Autrement dit : lorsque le peuple de Dieu s’organise synodalement et envisage des problèmes, cherche des solutions, puis décide de leur mise en place, il n’est pas question que l’évêque vienne lui mettre des bâtons dans les roues.

Sainte

L’Eglise est sainte parce que son divin Fondateur Jésus-Christ est saint, le Saint de Dieu. Elle est également sainte car la charité, qui fait la sainteté, est le but de l’Eglise : elle veut que tous ses enfants soient saints. Enfin, elle est sainte par les moyens que lui a confiés le Christ : sa doctrine et sa hiérarchie qui confère les sacrements, producteurs de la grâce.

Du fait même que la synthèse suisse écarte la doctrine – qui peut être plurielle ; que la hiérarchie doit être abaissée ; et que l’Eglise synodale enfin veuille pouvoir réaliser les modifications qui lui plaisent – comme l’ouverture du diaconat aux femmes (§ 1.13) – la sainteté est perdue. Ce qui serait radical dans le cas du sacerdoce féminin – réclamé discrètement au § 1.11 – du fait de son impossibilité : les sacrements de ces « prêtresses » seraient nuls à perpétuité.

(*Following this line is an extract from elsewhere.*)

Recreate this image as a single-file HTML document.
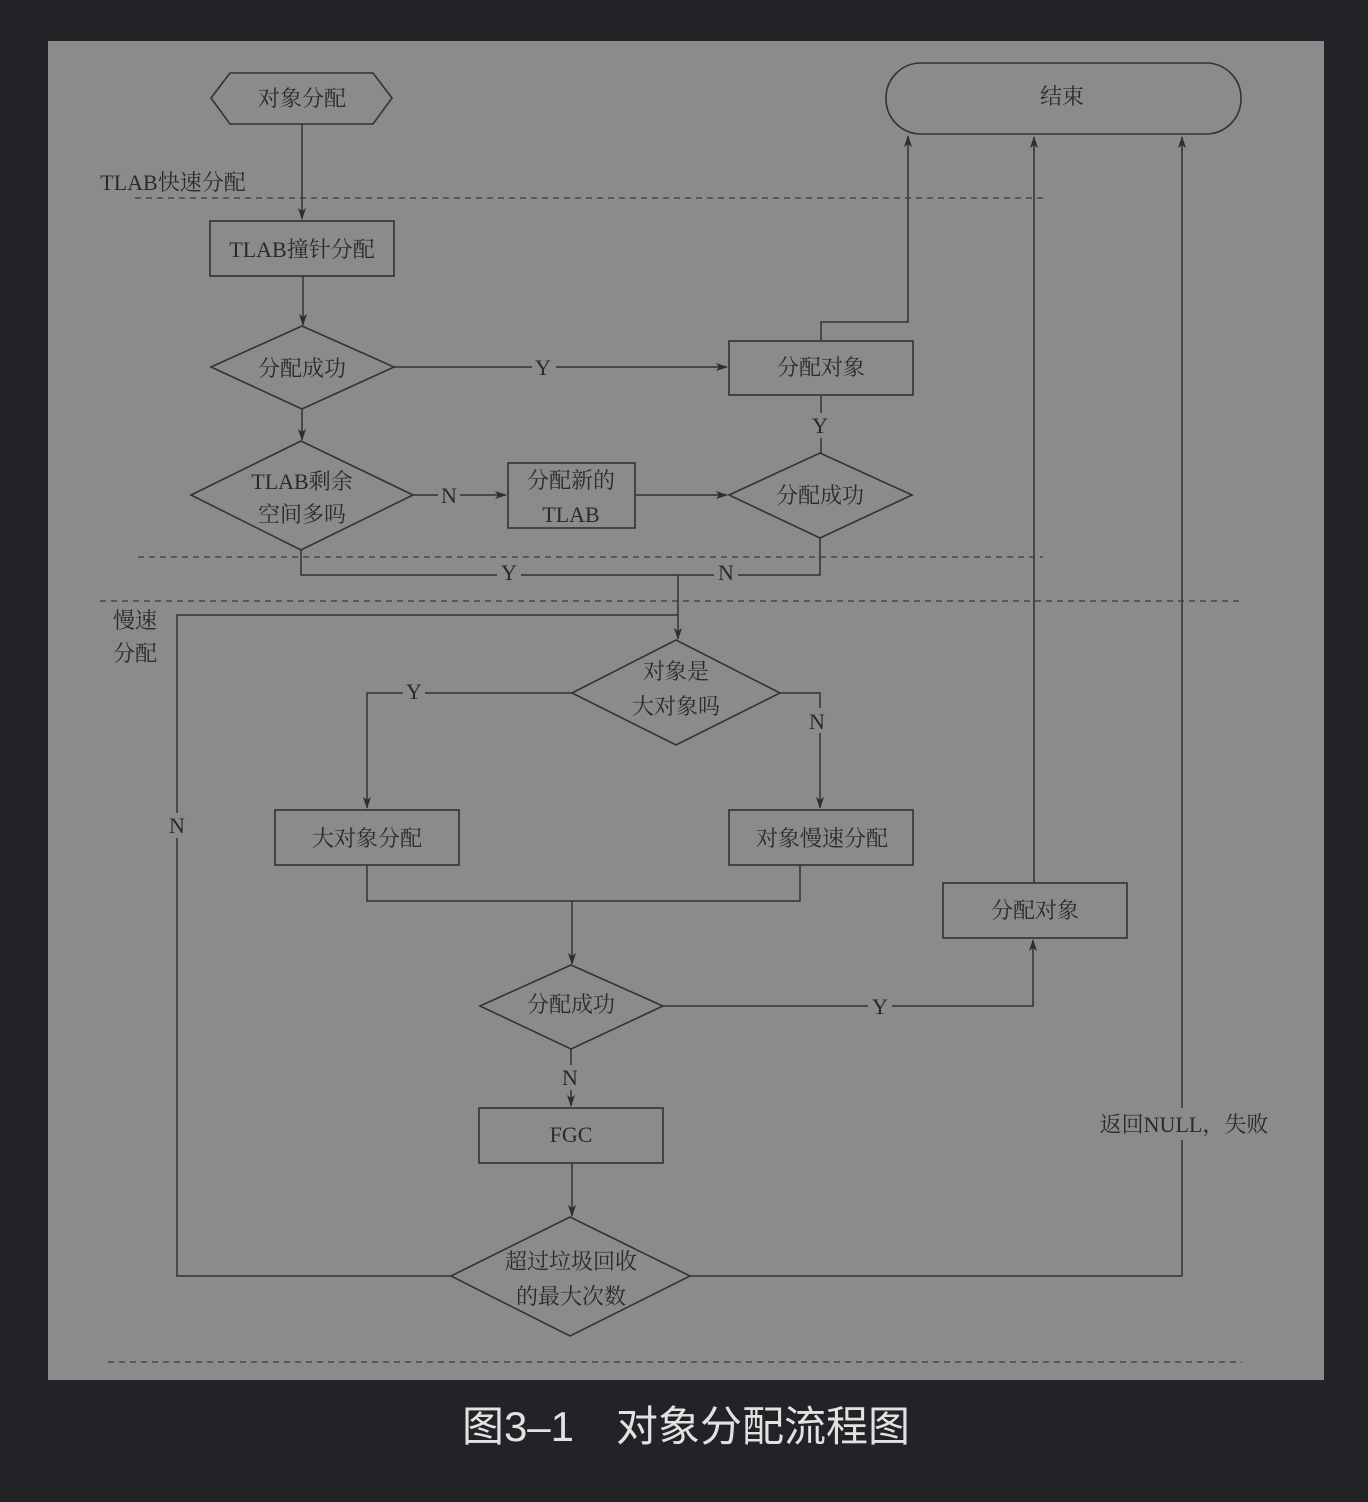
<!DOCTYPE html>
<html><head><meta charset="utf-8"><style>
html,body{margin:0;padding:0;background:#222326;}
svg{display:block}
</style></head><body>
<svg width="1368" height="1502" xmlns="http://www.w3.org/2000/svg">
<defs><marker id="a" markerWidth="12" markerHeight="8" refX="11" refY="4" orient="auto" markerUnits="userSpaceOnUse"><path d="M0,0 L12,4 L0,8 L3,4 z" fill="#2e2e2e"/></marker></defs>
<rect x="0" y="0" width="1368" height="1502" fill="#222326"/>
<rect x="48" y="41" width="1276" height="1339" fill="#8b8b8b"/>
<g fill="none" stroke="#333" stroke-width="1.6">
<polygon points="211,98 230,73 373,73 392,98 373,124 230,124"/>
<rect x="886" y="63" width="355" height="71" rx="35"/>
<rect x="210" y="221" width="184" height="55"/>
<polygon points="211,367 302,326 394,367 302,409"/>
<rect x="729" y="341" width="184" height="54"/>
<polygon points="191,495 301,441 413,495 301,550"/>
<rect x="508" y="463" width="127" height="65"/>
<polygon points="729,495 820,453 912,495 820,538"/>
<polygon points="572,693 676,640 780,693 676,745"/>
<rect x="275" y="810" width="184" height="55"/>
<rect x="729" y="810" width="184" height="55"/>
<rect x="943" y="883" width="184" height="55"/>
<polygon points="480,1006 571,965 663,1006 571,1049"/>
<rect x="479" y="1108" width="184" height="55"/>
<polygon points="451,1276 570,1217 690,1276 570,1336"/>
</g>
<g fill="none" stroke="#3a3a3a" stroke-width="1.3" stroke-dasharray="6,5">
<line x1="135" y1="198" x2="1043" y2="198"/>
<line x1="138" y1="557" x2="1043" y2="557"/>
<line x1="100" y1="601" x2="1240" y2="601"/>
<line x1="108" y1="1362" x2="1242" y2="1362"/>
</g>
<g fill="none" stroke="#333" stroke-width="1.5">
<line x1="302" y1="124" x2="302" y2="219" marker-end="url(#a)"/>
<line x1="303" y1="276" x2="303" y2="325" marker-end="url(#a)"/>
<polyline points="394,367 532,367"/><line x1="556" y1="367" x2="727" y2="367" marker-end="url(#a)"/>
<polyline points="821,341 821,322 908,322 908,136" marker-end="url(#a)"/>
<line x1="302" y1="409" x2="302" y2="440" marker-end="url(#a)"/>
<polyline points="413,495 438,495"/><line x1="460" y1="495" x2="506" y2="495" marker-end="url(#a)"/>
<line x1="635" y1="495" x2="727" y2="495" marker-end="url(#a)"/>
<line x1="821" y1="453" x2="821" y2="438"/><line x1="821" y1="413" x2="821" y2="396"/>
<polyline points="301,550 301,575 497,575"/><line x1="521" y1="575" x2="714" y2="575"/>
<polyline points="820,538 820,575 738,575"/>
<line x1="678" y1="575" x2="678" y2="639" marker-end="url(#a)"/>
<polyline points="451,1276 177,1276 177,838"/><polyline points="177,813 177,615 678,615"/>
<polyline points="572,693 425,693"/><polyline points="403,693 367,693 367,808" marker-end="url(#a)"/>
<polyline points="780,693 820,693 820,708"/><line x1="820" y1="733" x2="820" y2="808" marker-end="url(#a)"/>
<polyline points="367,865 367,901 800,901 800,865"/>
<line x1="572" y1="901" x2="572" y2="964" marker-end="url(#a)"/>
<polyline points="663,1006 868,1006"/><polyline points="892,1006 1033,1006 1033,940" marker-end="url(#a)"/>
<line x1="1034" y1="883" x2="1034" y2="137" marker-end="url(#a)"/>
<line x1="571" y1="1049" x2="571" y2="1065"/><line x1="571" y1="1090" x2="571" y2="1106" marker-end="url(#a)"/>
<line x1="572" y1="1163" x2="572" y2="1216" marker-end="url(#a)"/>
<polyline points="690,1276 1182,1276 1182,1140"/><line x1="1182" y1="1108" x2="1182" y2="137" marker-end="url(#a)"/>
</g>
<g font-family="'Liberation Serif','Noto Serif CJK SC',serif" font-size="22" fill="#2a2a2a" text-anchor="middle">
<text x="302" y="106">对象分配</text>
<text x="1062" y="104">结束</text>
<text x="302" y="257">TLAB撞针分配</text>
<text x="302" y="376">分配成功</text>
<text x="543" y="375">Y</text>
<text x="821" y="375">分配对象</text>
<text x="302" y="489">TLAB剩余</text>
<text x="302" y="522">空间多吗</text>
<text x="449" y="503">N</text>
<text x="571" y="488">分配新的</text>
<text x="571" y="522">TLAB</text>
<text x="820" y="503">分配成功</text>
<text x="820" y="433">Y</text>
<text x="509" y="580">Y</text>
<text x="726" y="580">N</text>
<text x="676" y="679">对象是</text>
<text x="676" y="714">大对象吗</text>
<text x="414" y="699">Y</text>
<text x="817" y="729">N</text>
<text x="177" y="833">N</text>
<text x="367" y="846">大对象分配</text>
<text x="822" y="846">对象慢速分配</text>
<text x="1035" y="918">分配对象</text>
<text x="571" y="1012">分配成功</text>
<text x="880" y="1014">Y</text>
<text x="570" y="1085">N</text>
<text x="571" y="1142">FGC</text>
<text x="571" y="1269">超过垃圾回收</text>
<text x="571" y="1304">的最大次数</text>
<text x="1184" y="1132">返回NULL，失败</text>
<text x="173" y="190">TLAB快速分配</text>
<text x="135" y="628">慢速</text>
<text x="135" y="661">分配</text>
</g>
<text x="686" y="1441" text-anchor="middle" font-family="'Liberation Sans','Noto Sans CJK SC',sans-serif" font-size="42" fill="#e2e2e2">图3–1　对象分配流程图</text>
</svg>
</body></html>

Ce qui frappe à la lecture du document, c’est cet aplatissement rigoureux de tout ordre hiérarchique au nom du respect de « l’égalité de la dignité baptismale » (§ 1.12). Le paragraphe poursuit d’ailleurs : « Une conception du ministère ordonné et des critères d’admission qui contredisent l’égalité de dignité par le baptême sont perçus comme mettant à mal une Eglise synodale. »

Conclusion

Il sera curieux de voir comment les rédacteurs de l’Instrumentum laboris tiendront compte de la synthèse suisse – toutes doivent être utilisées. Avec ces considérations, il n’y a plus d’Eglise catholique : elle est devenue une vague association avec un centre et des délégués dans le monde, mais chacun doit pouvoir vivre sa vie comme il l’entend. Tout en se déclarant catholique.

Ce simple document est une preuve terrible de la nocivité du processus engagé par le pape François, et il est le gage d’une désillusion dont les conséquences sont proprement incalculables.